The rise of account-based marketing, and how and why it works so well

The rise of account-based marketing, and how and why it works so well

With 70% of marketers reporting that they use ABM, up from 15% from 2020, this meteoric rise is set to continue into 2022. To help you see if Account-Based Marketing, or ABM, could be for you.

Here’s a quick overview as we at Cyance see it:

The ABM Strategy

ABM is a collaborative process and must involve all customer-led teams, working together as part of the B2B customer lifecycle strategy towards shared objectives. It can be used for acquisition, retention and expansion or a combination of all three.

This often differs across different audience groups, for example 1-2-1 ABM is normally reserved for large customer groups with the aim to retain and expand, whereas 1-2-few or 1-2-many ABM is more often a mix.

The B2B buying process, compared with B2C is typically executed over a longer period of time, compared to typical shorter demand generation campaigns and involves targeting a group of key decision makers rather than one individual.
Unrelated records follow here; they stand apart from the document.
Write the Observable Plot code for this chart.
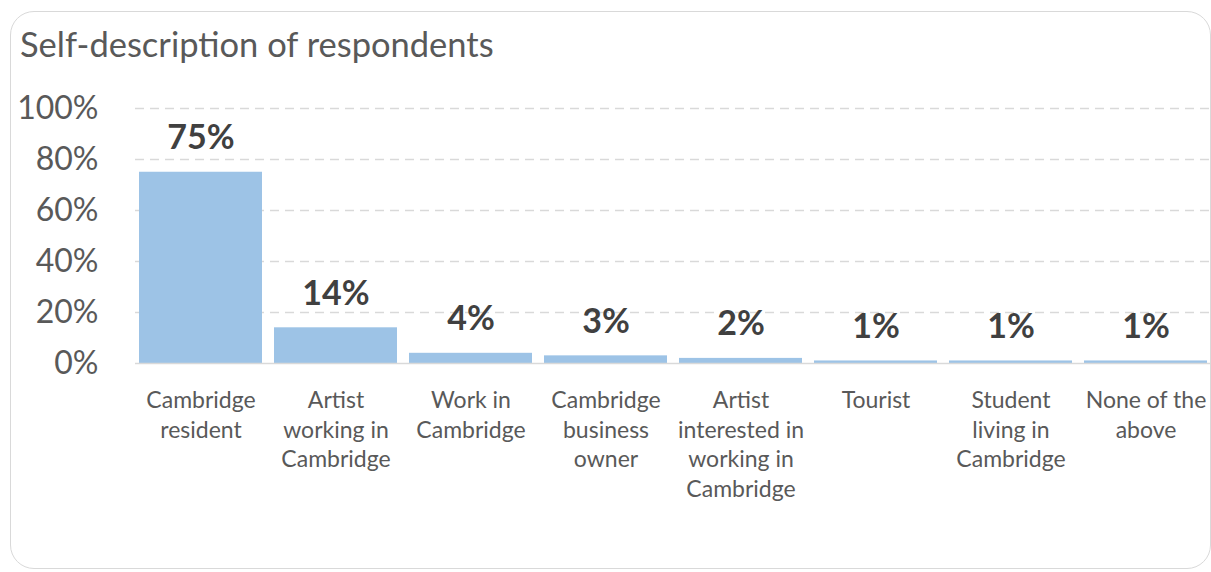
<!DOCTYPE html>
<html>
<head>
<meta charset="utf-8">
<script src="https://cdn.jsdelivr.net/npm/d3@7"></script>
<script src="https://cdn.jsdelivr.net/npm/@observablehq/plot@0.6"></script>
<style>
  html, body { margin: 0; padding: 0; background: #fff; }
  #wrap { position: relative; width: 1211px; height: 572px; overflow: hidden; font-family: Lato, "Open Sans", sans-serif; }
  #frame { position: absolute; left: 10px; top: 11px; width: 1199px; height: 556px; border: 1.5px solid #D9D9D9; border-radius: 24px; }
  #title { position: absolute; left: 20px; top: 23px; font-size: 34.5px; color: #595959; white-space: nowrap; }
  #chart { position: absolute; left: 0; top: 0; }
</style>
</head>
<body>
<div id="wrap">
  <div id="frame"></div>
  <div id="title">Self-description of respondents</div>
  <div id="chart"></div>
</div>
<script>
const categories = ["Cambridge resident", "Artist working in Cambridge", "Work in Cambridge", "Cambridge business owner", "Artist interested in working in Cambridge", "Tourist", "Student living in Cambridge", "None of the above"];
const tickLabels = ["Cambridge\nresident", "Artist\nworking in\nCambridge", "Work in\nCambridge", "Cambridge\nbusiness\nowner", "Artist\ninterested in\nworking in\nCambridge", "Tourist", "Student\nliving in\nCambridge", "None of the\nabove"];
const values = [0.75, 0.14, 0.04, 0.03, 0.02, 0.01, 0.01, 0.01];
const valueLabels = ["75%", "14%", "4%", "3%", "2%", "1%", "1%", "1%"];
const yTicks = [0, 0.2, 0.4, 0.6, 0.8, 1.0];

const data = categories.map((c, i) => ({category: c, value: values[i], label: valueLabels[i]}));
const labelOf = new Map(categories.map((c, i) => [c, tickLabels[i]]));

const chart = Plot.plot({
  width: 1211,
  height: 572,
  marginTop: 108,
  marginBottom: 209,
  marginLeft: 135,
  marginRight: 0,
  style: {fontFamily: "Lato, 'Open Sans', sans-serif", background: "transparent", overflow: "visible"},
  x: {domain: categories, paddingInner: 0.09, paddingOuter: 0.03, label: null},
  y: {domain: [0, 1], label: null},
  marks: [
    Plot.gridY(yTicks.slice(1), {stroke: "#D9D9D9", strokeOpacity: 1, strokeWidth: 1.5, strokeDasharray: "9,6"}),
    Plot.barY(data, {x: "category", y: "value", fill: "#9DC3E6"}),
    Plot.ruleY([0], {stroke: "#D9D9D9", strokeWidth: 1.5}),
    Plot.text(data, {x: "category", y: "value", text: "label", dy: -34, fontSize: 34, fontWeight: "bold", fill: "#404040"}),
    Plot.axisY(yTicks, {tickFormat: d3.format(".0%"), tickSize: 0, tickPadding: 37, fontSize: 32, fill: "#595959", label: null}),
    Plot.axisX({tickSize: 0, tickPadding: 24, tickFormat: d => labelOf.get(d), fontSize: 23, lineHeight: 1.28, fill: "#595959", label: null, textOverflow: null})
  ]
});
document.getElementById("chart").appendChild(chart);
</script>
</body>
</html>
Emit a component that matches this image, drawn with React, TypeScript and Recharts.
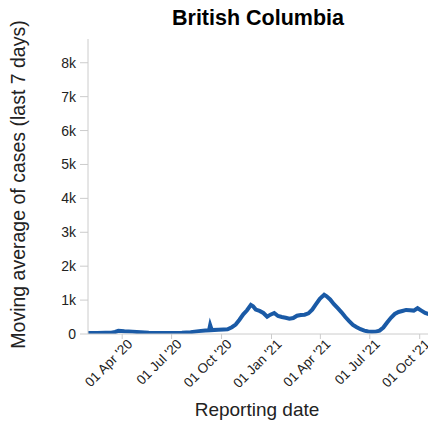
import React from "react";
import { LineChart, Line, XAxis, YAxis, Label } from "recharts";

const reportDates = [
  "2020-01-29", "2020-02-15", "2020-03-01", "2020-03-12", "2020-03-19", "2020-03-25",
  "2020-04-05", "2020-04-20", "2020-05-05", "2020-05-20", "2020-06-10", "2020-07-01",
  "2020-07-20", "2020-08-05", "2020-08-20", "2020-09-01", "2020-09-08", "2020-09-10",
  "2020-09-13", "2020-09-25", "2020-10-05", "2020-10-12", "2020-10-20", "2020-10-27",
  "2020-11-03", "2020-11-10", "2020-11-17", "2020-11-24", "2020-11-28", "2020-12-03",
  "2020-12-10", "2020-12-17", "2020-12-24", "2020-12-30", "2021-01-06", "2021-01-13",
  "2021-01-20", "2021-01-27", "2021-02-03", "2021-02-10", "2021-02-17", "2021-02-24",
  "2021-03-03", "2021-03-10", "2021-03-17", "2021-03-24", "2021-03-31", "2021-04-08",
  "2021-04-12", "2021-04-19", "2021-04-26", "2021-05-03", "2021-05-10", "2021-05-17",
  "2021-05-24", "2021-05-31", "2021-06-07", "2021-06-14", "2021-06-21", "2021-06-28",
  "2021-07-05", "2021-07-12", "2021-07-19", "2021-07-26", "2021-08-02", "2021-08-09",
  "2021-08-16", "2021-08-23", "2021-08-30", "2021-09-06", "2021-09-13", "2021-09-20",
  "2021-09-27", "2021-10-04", "2021-10-11", "2021-10-18", "2021-10-24",
];

const movingAverage = [
  30, 30, 35, 40, 60, 95,
  80, 70, 50, 35, 30, 30,
  40, 55, 85, 100, 110, 260,
  115, 125, 135, 140, 200, 280,
  420, 580, 700, 860, 820, 720,
  680, 620, 510, 570, 620, 530,
  500, 480, 450, 470, 540, 560,
  570, 610, 720, 880, 1040, 1160,
  1120, 1020, 880, 760, 640, 500,
  380, 270, 200, 140, 100, 75,
  65, 70, 100, 190, 340, 480,
  590, 650, 680, 710, 700, 690,
  760, 690, 620, 580, 560,
];

const yTicks = [0, 1000, 2000, 3000, 4000, 5000, 6000, 7000, 8000];
const xTickDates = ["2020-04-01", "2020-07-01", "2020-10-01", "2021-01-01", "2021-04-01", "2021-07-01", "2021-10-01"];

const months = ["Jan", "Feb", "Mar", "Apr", "May", "Jun", "Jul", "Aug", "Sep", "Oct", "Nov", "Dec"];
const toTime = (s: string) => Date.parse(s + "T00:00:00Z");

const data = reportDates.map((d, i) => ({ date: toTime(d), value: movingAverage[i] }));

const fmtDate = (t: number) => {
  const d = new Date(t);
  const day = String(d.getUTCDate()).padStart(2, "0");
  return `${day} ${months[d.getUTCMonth()]} '${String(d.getUTCFullYear()).slice(2)}`;
};

const fmtY = (v: number) => (v === 0 ? "0" : `${v / 1000}k`);

const FONT = "'Liberation Sans', Arial, sans-serif";

const XTick = (props: any) => {
  const { x, y, payload } = props;
  return (
    <g transform={`translate(${x + 11},${y + 6})`}>
      <text x={0} y={0} textAnchor="end" transform="rotate(-45)" fontSize={13.5} fill="#222" fontFamily={FONT}>
        {fmtDate(payload.value)}
      </text>
    </g>
  );
};

export default function App() {
  return (
    <div style={{ position: "absolute", left: 0, top: 0, width: 428, height: 428, overflow: "hidden", background: "#fff", fontFamily: FONT }}>
      <div style={{ position: "absolute", left: 0, width: 516, top: 5, textAlign: "center", fontSize: 21.5, fontWeight: "bold", color: "#000", lineHeight: "26px" }}>
        British Columbia
      </div>
      <LineChart
        width={436}
        height={428}
        data={data}
        margin={{ top: 39, right: 0, bottom: 0, left: 0 }}
        style={{ fontFamily: FONT }}
      >
        <XAxis
          dataKey="date"
          type="number"
          scale="time"
          domain={[toTime("2020-01-29"), toTime("2021-10-31")]}
          ticks={xTickDates.map(toTime)}
          interval={0}
          tick={<XTick />}
          tickSize={5}
          tickMargin={0}
          height={94}
          stroke="#ccc"
          tickLine={{ stroke: "#ccc" }}
          allowDataOverflow
        >
          <Label value="Reporting date" position="insideBottom" offset={12} dx={-5} fontSize={19} fill="#222" fontFamily={FONT} />
        </XAxis>
        <YAxis
          type="number"
          domain={[0, 8700]}
          ticks={yTicks}
          interval={0}
          tickFormatter={fmtY}
          width={88}
          tickSize={8}
          tickMargin={4}
          stroke="#ccc"
          tick={{ fontSize: 14, fill: "#222", fontFamily: FONT }}
          allowDataOverflow
        >
          <Label
            value="Moving average of cases (last 7 days)"
            angle={-90}
            position="insideLeft"
            offset={18}
            dy={-2}
            style={{ textAnchor: "middle" }}
            fontSize={19.5}
            fill="#222"
            fontFamily={FONT}
          />
        </YAxis>
        <Line
          type="linear"
          dataKey="value"
          stroke="#1a5aa6"
          strokeWidth={4}
          dot={false}
          isAnimationActive={false}
        />
      </LineChart>
    </div>
  );
}
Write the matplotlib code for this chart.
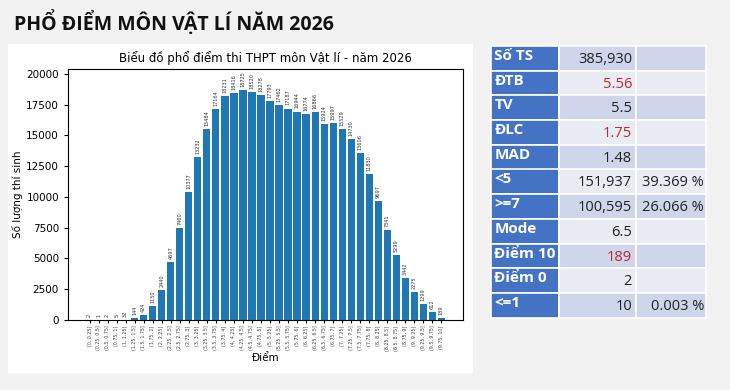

Therefore this group, or account-level is crucial.

How does it work?

There are four key implementation stages; sales and marketing alignment, account selection, data and insights and programme delivery.

Sales and marketing teams should be closely and continuously aligned, particularly around business goals and outcomes (revenue), Ideal Customer Profile (ICP), audience selection and prioritisation logic, how to align account knowledge, behaviour and insights into your outreach and engagement tactics, and how to measure outcomes.

Account selection and definition is the process by which marketing and sales come together to define ‘the ideal account’ and select the target accounts. This includes finding agreement on the number, size and type of accounts that you will be targeted, also referred to as building an ICP.

First- and third-party data sources drive successful account targeting and sales decisions, by helping you understand the intent of your buyers and what stage of the buying process they are in - research, consideration, decision making or any other stage. You can refine and expand your list of accounts based on actionable information.

With the right technology, first- and third-party intent data can also be synthesised via your ABM platform, alongside firmographic and technographic data. With the curated data, you can build an accurate profile of buyer behaviour—as well as using intent signals to create the best strategy for nurturing and closing the account.

At the heart of ABM lies the creation and delivery of highly personalised value propositions, value-add content and messaging. All of which is targeted specifically for each ABM account, and the relevant people within those accounts.

The reason ABM has grown significantly in 2021 and will continue into 2022 is the availability of technology that can provide accurate data insights and a much clearer understanding of B2B buyers’ intentions at various stages in the buying journey. It also allows you to be much more efficient with your available resources, by focussing on a small number of accounts that are most likely to convert rather than less targeted traditional marketing methods that invariably have a large element of wastage.

ABM speaks for itself

With the much more personalised approach across both sales and marketing, 91% of companies using ABM have reported an increase in their average deal size, with 25% reporting an increase of +50%. Furthermore, 60% of companies reported at least a 10% increase in revenue in the first year of a new ABM program.

Add to this, 97% of marketers achieved higher ROI with ABM than with any other marketing initiatives, according to the Alterra Group. It seems to me that an ABM strategy, done right, is a no-brainer.